Gunfire Erupts at Mexican Private School, 5 Wounded

A 15-year-old student opened fire with a gun at a private school in the northern Mexican city of Monterrey on Wednesday, seriously wounding himself, a teacher and three other students, state officials said.

Nuevo Leon state security spokesman Aldo Fasci said four of the injured, including the shooter himself, had bullet wounds to the head and were in extremely serious condition.

Fasci said a school video showed the male middle-school student first shot the 24-year-old teacher, then shot a 14-year-old girl and a 14-year-old boy in the head, and a 15-year-old classmate in the arm. He then pointed the gun at classmates before shooting himself in the head.

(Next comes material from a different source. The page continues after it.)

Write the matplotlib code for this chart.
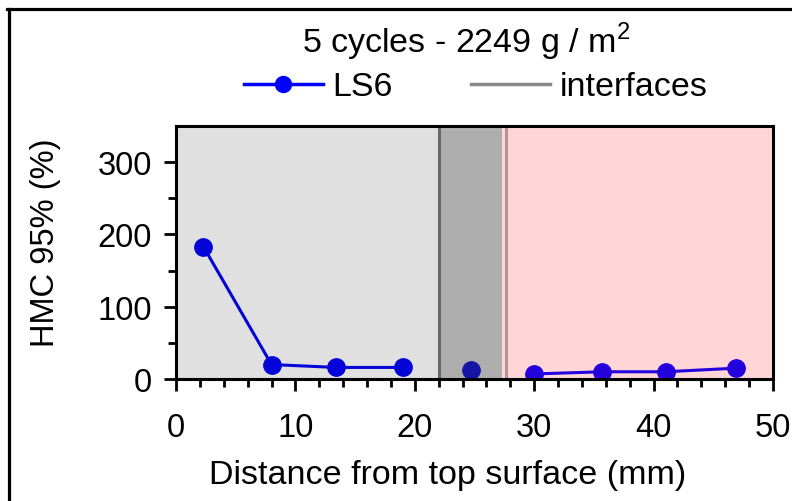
import matplotlib
matplotlib.use("Agg")
import matplotlib.pyplot as plt
from matplotlib.lines import Line2D

plt.rcParams['font.family'] = ['Liberation Sans', 'DejaVu Sans']

# Depth profile of HMC 95% for sample LS6
depth_top = [2.3, 8.0, 13.4, 19.0]
hmc_top = [183, 20, 16, 16]
depth_mid = [24.7]
hmc_mid = [13]
depth_bot = [30.0, 35.7, 41.0, 46.9]
hmc_bot = [7, 10, 10, 15]

# layer boundaries (mm)
interface_1 = 22.0
interface_2 = 27.6
band_end = 27.3

x_ticks = [0, 10, 20, 30, 40, 50]
y_ticks = [0, 100, 200, 300]

W, H = 792, 502
fig = plt.figure(figsize=(W / 100, H / 100), dpi=100)
ax = fig.add_axes([176 / W, 1 - 380 / H, (773 - 176) / W, (380 - 127) / H])

fs = 23.5
fs_text = 24.5

# layer backgrounds
ax.axvspan(0, interface_1, color='#e0e0e0', lw=0, zorder=0)
ax.axvspan(interface_1, band_end, color='#adadad', lw=0, zorder=0)
ax.axvspan(band_end, 50, color='#ffd6d8', lw=0, zorder=0)
ax.axvline(interface_1, color='#686868', lw=2.2, zorder=1)
ax.axvline(interface_2, color='#b49494', lw=2.2, zorder=1)

ms = 12.5
ax.plot(depth_top, hmc_top, '-o', color='#0404d8', lw=2.2, ms=ms, zorder=3)
ax.plot(depth_mid, hmc_mid, 'o', color='#1616a6', ms=ms, zorder=3)
ax.plot(depth_bot, hmc_bot, '-o', color='#2400dc', lw=2.2, ms=ms, zorder=3)

ax.set_xlim(0, 50)
ax.set_ylim(0, 350)
ax.set_xticks(x_ticks)
ax.set_yticks(y_ticks)
ax.set_xticks(range(0, 51, 2), minor=True)
ax.set_yticks([50, 150, 250], minor=True)
ax.tick_params(which='major', direction='out', length=8.5, width=2, labelsize=fs, pad=15)
ax.tick_params(which='minor', direction='out', length=5.5, width=2)
ax.tick_params(axis='y', which='major', pad=9)
for s in ax.spines.values():
    s.set_linewidth(2.2)
    s.set_color('black')
    s.set_zorder(4)

fig.text(448 / W, 1 - 476 / H, 'Distance from top surface (mm)', fontsize=fs_text,
         ha='center', va='center')
fig.text(46 / W, 1 - 243 / H, 'HMC 95% (%)', fontsize=fs, rotation=90,
         ha='center', va='center')

fig.text(466 / W, 1 - 42 / H, r'5 cycles - 2249 g / m$^\mathregular{2}$', fontsize=fs_text,
         ha='center', va='center')

handles = [Line2D([], [], color='#0000ff', lw=2.5, marker='o', ms=11.5),
           Line2D([], [], color='#888888', lw=2.5)]
fig.legend(handles, ['LS6', 'interfaces'], loc='center', bbox_to_anchor=(476 / W, 1 - 88 / H),
           ncol=2, frameon=False, fontsize=fs_text, handlelength=2.3, handletextpad=0.3,
           columnspacing=2.3, borderaxespad=0, borderpad=0)

# outer frame (left and top edges)
fig.add_artist(Line2D([8.5 / W, 8.5 / W], [0, 1 - 9.5 / H], color='black', lw=2.3,
                      transform=fig.transFigure))
fig.add_artist(Line2D([7.3 / W, 1], [1 - 9.5 / H, 1 - 9.5 / H], color='black', lw=2.3,
                      transform=fig.transFigure))

fig.savefig('out.png', dpi=100)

"This had never happened" in the state before, Fasci said.

He said the boy had been suffering from depression, but that the motive was under investigation.

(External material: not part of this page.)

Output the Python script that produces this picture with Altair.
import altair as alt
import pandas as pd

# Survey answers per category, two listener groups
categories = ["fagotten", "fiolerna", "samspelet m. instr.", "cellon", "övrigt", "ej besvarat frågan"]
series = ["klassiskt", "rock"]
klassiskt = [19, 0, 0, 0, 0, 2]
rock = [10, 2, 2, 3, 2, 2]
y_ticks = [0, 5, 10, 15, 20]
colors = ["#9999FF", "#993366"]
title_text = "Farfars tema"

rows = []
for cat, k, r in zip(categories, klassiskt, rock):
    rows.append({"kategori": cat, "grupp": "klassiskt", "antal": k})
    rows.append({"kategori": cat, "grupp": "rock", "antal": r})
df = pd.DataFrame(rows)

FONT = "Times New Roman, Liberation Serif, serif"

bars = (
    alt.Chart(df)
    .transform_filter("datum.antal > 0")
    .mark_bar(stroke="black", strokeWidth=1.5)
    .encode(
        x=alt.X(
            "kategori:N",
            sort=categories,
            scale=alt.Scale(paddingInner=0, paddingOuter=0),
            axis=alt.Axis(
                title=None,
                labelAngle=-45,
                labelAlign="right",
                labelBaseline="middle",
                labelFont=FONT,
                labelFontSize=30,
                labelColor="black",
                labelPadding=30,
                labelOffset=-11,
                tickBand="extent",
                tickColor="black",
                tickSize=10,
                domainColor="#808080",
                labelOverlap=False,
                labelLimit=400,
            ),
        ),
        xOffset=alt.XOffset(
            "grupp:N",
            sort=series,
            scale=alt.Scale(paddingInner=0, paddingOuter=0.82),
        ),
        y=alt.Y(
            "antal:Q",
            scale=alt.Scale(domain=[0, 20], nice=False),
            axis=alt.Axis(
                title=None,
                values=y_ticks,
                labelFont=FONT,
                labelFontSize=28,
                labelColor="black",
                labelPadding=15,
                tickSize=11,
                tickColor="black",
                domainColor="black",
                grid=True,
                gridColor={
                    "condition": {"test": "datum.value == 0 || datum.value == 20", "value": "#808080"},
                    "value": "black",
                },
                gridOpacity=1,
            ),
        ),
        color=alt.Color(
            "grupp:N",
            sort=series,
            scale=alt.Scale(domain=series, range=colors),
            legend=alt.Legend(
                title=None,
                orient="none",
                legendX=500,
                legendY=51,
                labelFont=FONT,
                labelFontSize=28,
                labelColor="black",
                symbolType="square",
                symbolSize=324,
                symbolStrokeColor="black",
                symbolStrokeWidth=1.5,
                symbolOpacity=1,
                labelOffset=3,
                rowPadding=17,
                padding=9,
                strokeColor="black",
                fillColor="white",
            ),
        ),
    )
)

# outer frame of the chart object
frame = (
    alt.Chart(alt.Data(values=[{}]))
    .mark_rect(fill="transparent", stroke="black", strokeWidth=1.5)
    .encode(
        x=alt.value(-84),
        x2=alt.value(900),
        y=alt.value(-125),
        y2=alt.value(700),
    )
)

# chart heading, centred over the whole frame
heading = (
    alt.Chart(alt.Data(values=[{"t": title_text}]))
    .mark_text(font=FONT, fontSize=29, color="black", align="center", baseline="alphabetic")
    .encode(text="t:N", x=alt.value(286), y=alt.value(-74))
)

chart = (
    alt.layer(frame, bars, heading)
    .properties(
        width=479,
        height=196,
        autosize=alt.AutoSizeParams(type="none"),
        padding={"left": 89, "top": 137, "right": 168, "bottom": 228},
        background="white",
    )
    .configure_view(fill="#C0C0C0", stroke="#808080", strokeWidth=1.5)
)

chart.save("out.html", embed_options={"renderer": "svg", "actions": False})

The spokesman attributed it to "the situation that is happening everywhere. The children have access to the internet. This has happened in other countries."

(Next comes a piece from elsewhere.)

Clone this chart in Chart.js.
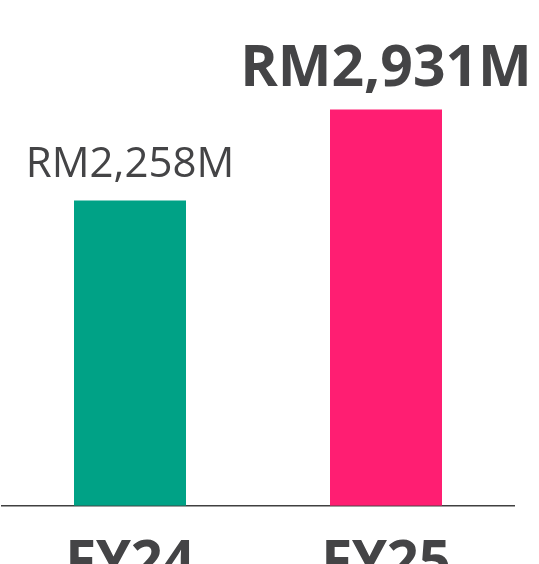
<!DOCTYPE html>
<html>
<head>
<meta charset="utf-8">
<script src="https://cdn.jsdelivr.net/npm/chart.js@4/dist/chart.umd.min.js"></script>
<style>
    html, body { margin: 0; padding: 0; background: #fff; overflow: hidden; }
    #wrap { position: relative; width: 539px; height: 620px; }
</style>
</head>
<body>
<div id="wrap"><canvas id="revenue"></canvas></div>
<script>
// data
var years = ["FY24", "FY25"];
var revenue = [2258, 2931];
var valueLabels = ["RM2,258M", "RM2,931M"];
var barColors = ["#00A286", "#FF1E72"];

var textColor = "#444446";

// labels above bars, first one regular, second one bold and bigger
var valueLabelPlugin = {
    id: "valueLabels",
    afterDatasetsDraw: function (chart) {
        var ctx = chart.ctx;
        var meta = chart.getDatasetMeta(0);
        ctx.save();
        ctx.fillStyle = textColor;
        ctx.textAlign = "center";
        ctx.textBaseline = "alphabetic";
        meta.data.forEach(function (bar, i) {
            ctx.font = i == 1 ? "bold 57px 'Open Sans'" : "42px 'Open Sans'";
            ctx.fillText(valueLabels[i], bar.x, bar.y - 23);
        });
        ctx.restore();
    },
};

var el = document.getElementById("revenue");
var revenueChart = new Chart(el, {
    type: "bar",
    data: {
        labels: years,
        datasets: [
            {
                data: revenue,
                backgroundColor: barColors,
                borderWidth: 0,
                barPercentage: 0.4375,
                categoryPercentage: 1,
            },
        ],
    },
    options: {
        responsive: true,
        maintainAspectRatio: false,
        animation: false,
        layout: { padding: { left: 2, right: 25, top: 0, bottom: 5 } },
        plugins: {
            legend: { display: false },
            tooltip: { enabled: false },
        },
        scales: {
            x: {
                grid: { display: false },
                border: { display: true, color: "#404040", width: 1.5 },
                ticks: {
                    color: textColor,
                    padding: 17,
                    font: { family: "'Open Sans'", size: 56, weight: "bold" },
                },
            },
            y: {
                display: false,
                min: 0,
                max: 3740,
            },
        },
    },
    plugins: [valueLabelPlugin],
});
</script>
</body>
</html>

The website of the American School of the Northeast says it offers bilingual education for students from preschool through ninth grade.

Fasci said the boy brought the gun from home. It was unclear how he got the .22 caliber pistol into the school. Mexico had once had a program to checked book bags at school entrances, but in many places it has fallen into disuse.

"'There was a reason why book bags were checked. I think we are going to have to start doing it again," Fasci said.

Mexico had been largely spared the phenomenon of school shootings that has hit the United States. In one of the few previous incidents, a 13-year-old student shot a 12-year-old classmate in the head at a Mexico City middle school in 2004, seriously wounding her.

At the height of Mexico's drug war between 2008 and 2011, schools in northern Mexico had considered a much greater threat the possibility that stray bullets from drug gang gun battles outside schools might enter classrooms. Some schools conducted "duck and cover" drills to combat that possibility.